Anti-corruption commission in Guatemala faces an uncertain future

Current president Morales is attempting to shut CICIG down shortly after the group starts investigating his campaign financing

CICIG, Guatemala, Iván Velásquez, EU CICIG Director Iván Velásquez at the EU Subcommittee of Human Rights in March. Photo courtesy of Twitter @CICIGgt

As of March 18, the two most popular presidential candidates in Guatemala have been accused of corruption. The current president, Jimmy Morales, has also been accused of irregularities in his presidential campaigns, and two former presidents have been sent to prison for corruption, fraud and money laundering.

And it isn’t just the politicians. An Insight Crime report reveals that the Guatemalan “corrupt elite” regularly interact with organized crime groups to maintain and expand both their economic and political power base. The strength of their hold over the Central American country means that corruption is rife and justice is nearly impossible to bring about.

In response,the United Nations and the Guatemalan government created the Commission against Impunity and Corruption in Guatemala (CICIG) in 2006, an internationally-funded, independent entity to “promote the dismantling of [these] organizations and…individuals.” After some roadblocks, the organization was ratified by Congress and inaugurated in September of 2007.

The Commission is an independent body that supports, but does not control, the Public Prosecutor’s office, explains the organization’s website. Acting as a third-party prosecutor, it aims to strengthen national judicial institutions and make recommendations for legal reforms.

A paragon in the fight against impunity and organised crime, the group attests to having sentenced 310 people, identified 60 criminal structures and presented 34 legal reform recommendations, according to a promotional video the organization tweeted.

One of the most important cases the CICIG cooperated on was the dismantling of a corruption racket that involved Guatemala’s customs authorities (the SAT) robbing the state of millions of dollars, reported Insight Crime. The case, dubbed La Línea, led to then-president Otto Pérez Molina’s resignation and his subsequent arrest, alongside Vice-President Roxana Baldetti in 2015.
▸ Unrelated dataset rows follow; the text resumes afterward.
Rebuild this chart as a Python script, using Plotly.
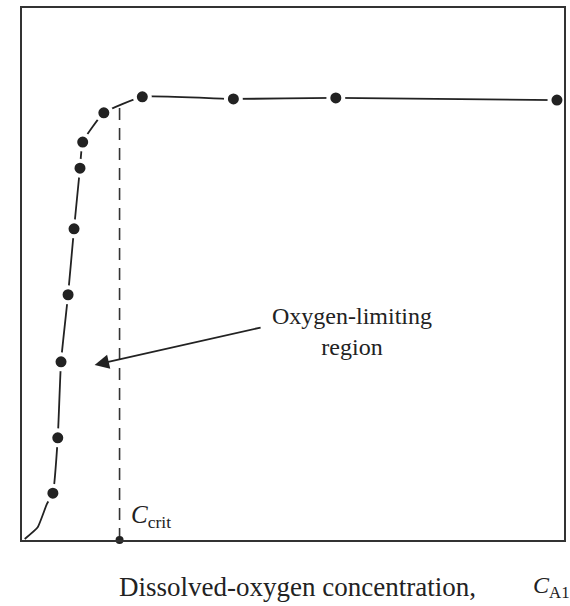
import plotly.graph_objects as go

# Data (arbitrary units)
conc = [0.57, 0.66, 0.72, 0.85, 0.96, 1.07, 1.12, 1.51, 2.22, 3.90, 5.79, 9.87]
rate = [0.88, 1.92, 3.35, 4.61, 5.85, 6.99, 7.48, 8.03, 8.33, 8.29, 8.31, 8.27]
# start of curve near the origin (no markers there)
start_x = [0.05, 0.29, 0.46]
start_y = [0.02, 0.24, 0.68]
c_crit = 1.80
c_crit_top = 8.18

curve_x = start_x + conc
curve_y = start_y + rate

fig = go.Figure()
fig.add_trace(go.Scatter(x=curve_x, y=curve_y, mode="lines",
                         line=dict(color="#222", width=1.8, shape="spline", smoothing=0.4),
                         hoverinfo="skip", showlegend=False))
fig.add_trace(go.Scatter(x=[c_crit, c_crit], y=[0, c_crit_top], mode="lines",
                         line=dict(color="#333", width=1.6, dash="12px,8px"),
                         showlegend=False))
fig.add_trace(go.Scatter(x=conc, y=rate, mode="markers",
                         marker=dict(size=15, color="#222", line=dict(color="white", width=4)),
                         showlegend=False, cliponaxis=False))
fig.add_trace(go.Scatter(x=[c_crit], y=[0], mode="markers",
                         marker=dict(size=8, color="#222"),
                         showlegend=False, cliponaxis=False))

serif = "Liberation Serif"
fig.add_annotation(x=1.34, y=3.29, ax=4.43, ay=4.00, axref="x", ayref="y",
                   text="", showarrow=True, arrowhead=2, arrowsize=1.6,
                   arrowwidth=1.8, arrowcolor="#222")
fig.add_annotation(x=6.09, y=3.91, text="Oxygen-limiting<br>region", showarrow=False,
                   font=dict(family=serif, size=24, color="#222"), align="center")
fig.add_annotation(x=1.97, y=0.45, text="<i>C</i><sub>crit</sub>", showarrow=False,
                   xanchor="left", font=dict(family=serif, size=25, color="#222"))
fig.add_annotation(x=0.1746, y=-0.056, xref="paper", yref="paper", xanchor="left", yanchor="top",
                   text="Dissolved-oxygen concentration,",
                   showarrow=False, font=dict(family=serif, size=27, color="#222"))
fig.add_annotation(x=0.94, y=-0.056, xref="paper", yref="paper", xanchor="left", yanchor="top",
                   text="<i>C</i><sub>A1</sub>",
                   showarrow=False, font=dict(family=serif, size=24, color="#222"))

axis = dict(range=[0, 10], showline=True, mirror=True, linecolor="#333", linewidth=2,
            showgrid=False, zeroline=False, showticklabels=False, ticks="")
fig.update_layout(width=570, height=606, margin=dict(l=22, r=4, t=8, b=66),
                  plot_bgcolor="white", paper_bgcolor="white",
                  xaxis=axis, yaxis=axis)
fig.write_html("out.html")
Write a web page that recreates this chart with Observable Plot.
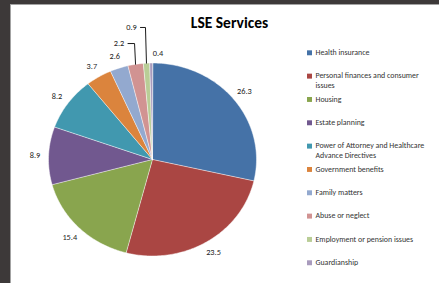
<!DOCTYPE html>
<html>
<head>
<meta charset="utf-8">
<script src="https://cdn.jsdelivr.net/npm/d3@7"></script>
<script src="https://cdn.jsdelivr.net/npm/@observablehq/plot@0.6"></script>
<style>
  html, body { margin: 0; padding: 0; background: #3d3939; overflow: hidden; }
  #panel { position: absolute; left: 10px; top: 4px; width: 429px; height: 279px;
           background: #fff; border-left: 1px solid #a3a3a3; border-top: 1px solid #a3a3a3; }
  #panel svg { display: block; overflow: visible; }
</style>
</head>
<body>
<div id="panel"></div>
<script>
const title = "LSE Services";
const categories = [
  "Health insurance",
  "Personal finances and consumer issues",
  "Housing",
  "Estate planning",
  "Power of Attorney and Healthcare Advance Directives",
  "Government benefits",
  "Family matters",
  "Abuse or neglect",
  "Employment or pension issues",
  "Guardianship"
];
const values = [26.3, 23.5, 15.4, 8.9, 8.2, 3.7, 2.6, 2.2, 0.9, 0.4];
const valueLabels = ["26.3", "23.5", "15.4", "8.9", "8.2", "3.7", "2.6", "2.2", "0.9", "0.4"];
const colors = ["#4572A7", "#AA4643", "#89A54E", "#71588F", "#4198AF",
                "#DB843D", "#93A9CF", "#D19392", "#B9CD96", "#A99BBD"];

// ---- layout (not data) ----
const W = 428, H = 278;
const cx = 141, cy = 154, rx = 104, ry = 96.5;
const labelK = 1.13;
const labelFont = 8.3;
const legendFont = 7.9;
// Excel-like label placement for the crowded small slices
const labelOverride = {
  "Abuse or neglect": {deg: 345, k: 1.244, leader: true},
  "Employment or pension issues": {deg: 351.6, k: 1.383, leader: true},
  "Guardianship": {deg: 2.76, k: 1.099, leader: false}
};
const legend = {x: 298, y0: 47.3, step: 23.33, textDx: 6};

const data = categories.map((name, i) => ({name, value: values[i], label: valueLabels[i], color: colors[i], i}));
const arcs = d3.pie().sort(null).value(d => d.value)(data);

const ex = (a, k = 1) => cx + rx * k * Math.sin(a);
const ey = (a, k = 1) => cy - ry * k * Math.cos(a);

// slice polygons
const slicePts = [];
for (const a of arcs) {
  const n = Math.max(2, Math.ceil((a.endAngle - a.startAngle) / (Math.PI / 180)));
  slicePts.push({name: a.data.name, x: cx, y: cy});
  for (let j = 0; j <= n; j++) {
    const t = a.startAngle + (a.endAngle - a.startAngle) * j / n;
    slicePts.push({name: a.data.name, x: ex(t), y: ey(t)});
  }
}

// value labels
const labelPts = arcs.map(a => {
  const mid = (a.startAngle + a.endAngle) / 2;
  const o = labelOverride[a.data.name];
  const ang = o ? o.deg * Math.PI / 180 : mid;
  const k = o ? o.k : labelK;
  return {name: a.data.name, label: a.data.label, x: ex(ang, k), y: ey(ang, k), mid, leader: o && o.leader};
});

// leader lines
const leaderPts = [];
for (const l of labelPts.filter(d => d.leader)) {
  const half = l.label.length * labelFont * 0.3 + 1.5;
  const exx = ex(l.mid), eyy = ey(l.mid);
  leaderPts.push({name: l.name, x: l.x + half, y: l.y});
  leaderPts.push({name: l.name, x: exx - 1, y: l.y});
  leaderPts.push({name: l.name, x: exx, y: eyy});
}

// legend text wrap (greedy, by characters)
function wrap(s, max = 32) {
  const words = s.split(" "); const lines = []; let cur = "";
  for (const w of words) {
    if (cur && (cur + " " + w).length > max) { lines.push(cur); cur = w; }
    else cur = cur ? cur + " " + w : w;
  }
  if (cur) lines.push(cur);
  return lines.join("\n");
}

const font = "Carlito, Lato, 'Liberation Sans', sans-serif";

const chart = Plot.plot({
  width: W, height: H, margin: 0,
  x: {domain: [0, W], range: [0, W], axis: null},
  y: {domain: [0, H], range: [0, H], axis: null},
  color: {domain: categories, range: colors},
  style: {background: "white", fontFamily: font, overflow: "visible"},
  marks: [
    Plot.line(slicePts, {x: "x", y: "y", z: "name", fill: "name", stroke: "white", strokeWidth: 0.6, strokeOpacity: 0.8, curve: "linear-closed"}),
    Plot.line(leaderPts, {x: "x", y: "y", z: "name", stroke: "#000", strokeWidth: 0.9, strokeLinejoin: "miter"}),
    Plot.text(labelPts, {x: "x", y: "y", text: "label", fontSize: labelFont, fill: "#222", textAnchor: "middle"}),
    Plot.text([title], {frameAnchor: "top", dx: 4, dy: 11, fontSize: 15.5, fontWeight: "bold", fill: "#000", lineAnchor: "top"}),
    Plot.dot(data, {x: () => legend.x, y: d => legend.y0 + d.i * legend.step, symbol: "square", r: 2.8, fill: "name", stroke: null}),
    Plot.text(data, {x: () => legend.x + legend.textDx, y: d => legend.y0 + d.i * legend.step - 4.4,
      text: d => wrap(d.name), textAnchor: "start", lineAnchor: "top", lineHeight: 1.17,
      fontSize: legendFont, fill: "#333"})
  ]
});
document.getElementById("panel").appendChild(chart);
</script>
</body>
</html>
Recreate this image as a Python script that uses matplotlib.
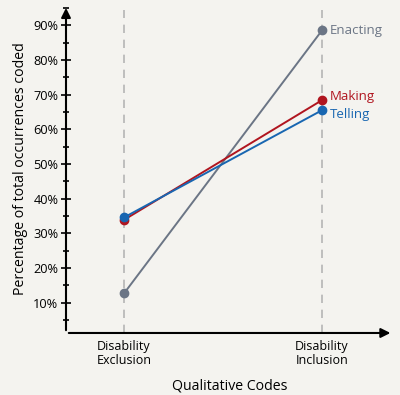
import matplotlib.pyplot as plt
from matplotlib.ticker import MultipleLocator, FuncFormatter

plt.rcParams['font.family'] = ['Open Sans', 'DejaVu Sans']

# Данные
codes = ['Disability\nExclusion', 'Disability\nInclusion']
enacting = [12.7, 88.5]
making = [33.9, 68.4]
telling = [34.6, 65.5]

series = [
    ('Enacting', enacting, '#6b7585', 0.0),
    ('Making', making, '#b0151f', 1.0),
    ('Telling', telling, '#1866b1', -1.3),
]

bg = '#f4f3ef'
fig = plt.figure(figsize=(4, 3.95), dpi=100, facecolor=bg)
ax = fig.add_axes([0.165, 0.157, 0.818, 0.83], facecolor=bg)

x = list(range(len(codes)))
ax.set_xlim(-0.293, 1.36)
ax.set_ylim(1.3, 95.8)

# Пунктирные вертикали
for xi in x:
    ax.plot([xi, xi], [1.3, 94.5], color='#b5b5b5', lw=1.2, ls=(0, (5, 4)), zorder=1)

for name, vals, col, dy in series:
    ax.plot(x, vals, color=col, lw=1.4, marker='o', ms=6, zorder=3)
    ax.text(1.04, vals[1] + dy, name, color=col, fontsize=9.5, va='center', ha='left')

# Оси со стрелками
for s in ['top', 'right', 'left', 'bottom']:
    ax.spines[s].set_visible(False)
ax.annotate('', xy=(0, 1.0), xytext=(0, 0), xycoords='axes fraction',
            arrowprops=dict(arrowstyle='-|>', color='black', lw=1.5, mutation_scale=14))
ax.annotate('', xy=(1.0, 0), xytext=(0, 0), xycoords='axes fraction',
            arrowprops=dict(arrowstyle='-|>', color='black', lw=1.5, mutation_scale=14))

ax.yaxis.set_major_locator(MultipleLocator(10))
ax.yaxis.set_minor_locator(MultipleLocator(5))
ax.yaxis.set_major_formatter(FuncFormatter(lambda v, p: f'{int(v)}%' if 10 <= v <= 90 else ''))
ax.tick_params(axis='y', which='major', direction='inout', length=7, width=1.2, labelsize=9.2, pad=2)
ax.tick_params(axis='y', which='minor', direction='inout', length=4, width=1.2)

ax.set_xticks(x)
ax.set_xticklabels(codes, fontsize=9, linespacing=1.15)
ax.tick_params(axis='x', length=0, pad=5)

ax.set_ylabel('Percentage of total occurrences coded', fontsize=10.2, labelpad=4)
ax.set_xlabel('Qualitative Codes', fontsize=10.2, labelpad=8)

fig.savefig('out.png', dpi=100, facecolor=bg)
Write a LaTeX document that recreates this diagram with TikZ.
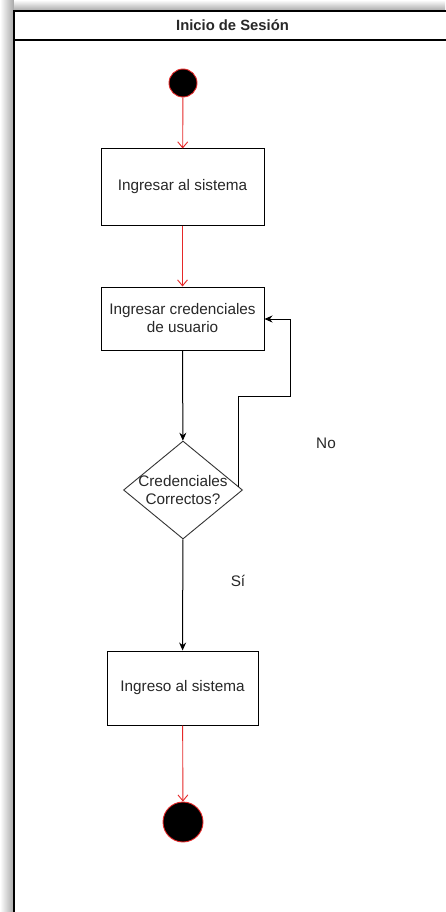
\documentclass[tikz,border=0pt]{standalone}
\usepackage{fontspec}
\setmainfont{Liberation Sans}
\usetikzlibrary{arrows.meta,shapes.geometric}
\definecolor{flowred}{RGB}{230,40,40}
\definecolor{txtgray}{RGB}{40,40,40}
\begin{document}
\begin{tikzpicture}[x=1pt,y=-1pt,
  actbox/.style={draw=black,line width=1pt,fill=white,minimum width=163pt,text=txtgray,font=\fontsize{15.3}{18}\selectfont,align=center,inner sep=0pt},
  decbox/.style={diamond,draw=black!80,line width=0.9pt,fill=white,minimum width=119pt,minimum height=98pt,inner sep=0pt},
  dotnode/.style={circle,fill=black,draw=flowred,line width=0.9pt,inner sep=0pt},
  redflow/.style={draw=flowred,line width=0.9pt,-{Straight Barb[length=6pt,width=10pt]}},
  blackflow/.style={draw=black,line width=1pt,-{Stealth[length=8pt,width=7pt]}},
  lbl/.style={text=txtgray,font=\fontsize{15.3}{18}\selectfont,align=center}]
\useasboundingbox (0,0) rectangle (445,912);
% window shadow along the left and top
\shade[left color=white,right color=black!35] (0,0) rectangle (14,912);
\shade[top color=white,bottom color=black!35] (14,0) rectangle (445,11);
\fill[white] (14,11) rectangle (446,913);
% swimlane frame and title
\draw[line width=1.1pt] (14,913) -- (14,11) -- (446,11);
\draw[line width=1.1pt] (14,40) -- (446,40);
\node[font=\bfseries\fontsize{14.8}{17}\selectfont,text=txtgray] (title) at (232.5,25.5) {Inicio de Sesión};
% activity nodes
\node[dotnode,minimum size=28pt] (start) at (183,83) {};
\node[actbox,minimum height=76pt] (login) at (182.5,187) {Ingresar al sistema};
\node[actbox,minimum height=63pt] (creds) at (182.5,318.5) {Ingresar credenciales\\de usuario};
\node[decbox] (check) at (183,490) {};
\node[lbl] (checktxt) at (check.center) {Credenciales\\Correctos?};
\node[actbox,minimum width=151pt,minimum height=74pt] (enter) at (182.5,688) {Ingreso al sistema};
\node[dotnode,minimum size=40pt] (stop) at (183,822) {};
% labels
\node[lbl] (nolbl) at (326,443) {No};
\node[lbl] (silbl) at (238,581) {Sí};
% connectors
\draw[redflow] (start) -- (login);
\draw[redflow] (login) -- (creds);
\draw[blackflow] (creds) -- (check);
\draw[blackflow] (check) -- (enter);
\draw[redflow] (enter) -- (stop);
\coordinate (loopout) at (238,487);
\draw[blackflow] (loopout) -- (238,396) -- (290,396) -- (290,319) -- (creds.east |- 0,319);
\end{tikzpicture}
\end{document}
Pérez Molina was the second former Guatemalan president to be imprisoned for corruption, and may not be the last. Just last year, the Commission began investigating how current president Morales financed his 2015 presidential campaign, revealing some irregularities.

CICIG’s work has remained uninterrupted since its creation, but Morales has made it clear that he will not renew the current mandate before its current term is set to end in early September of this year. In fact, he doubled down on his efforts to inhibit the Commission’s process, first by revoking staff work visas – including Director Velásquez’ – and second, by shutting it down for the month of January.

He accused the Commission of carrying out illegal activities, telling reporters it “put at risk the security of the nation, public order, governance, respect for human rights and above all the sovereignty of the state of Guatemala.”

The Constitutional Court blocked Morales’ decisions and the CICIG started work again in February.

Although Morales has vowed to close down the entity, Guatemala’s June elections will put a different president in power, one who will also decide the future of the Commission.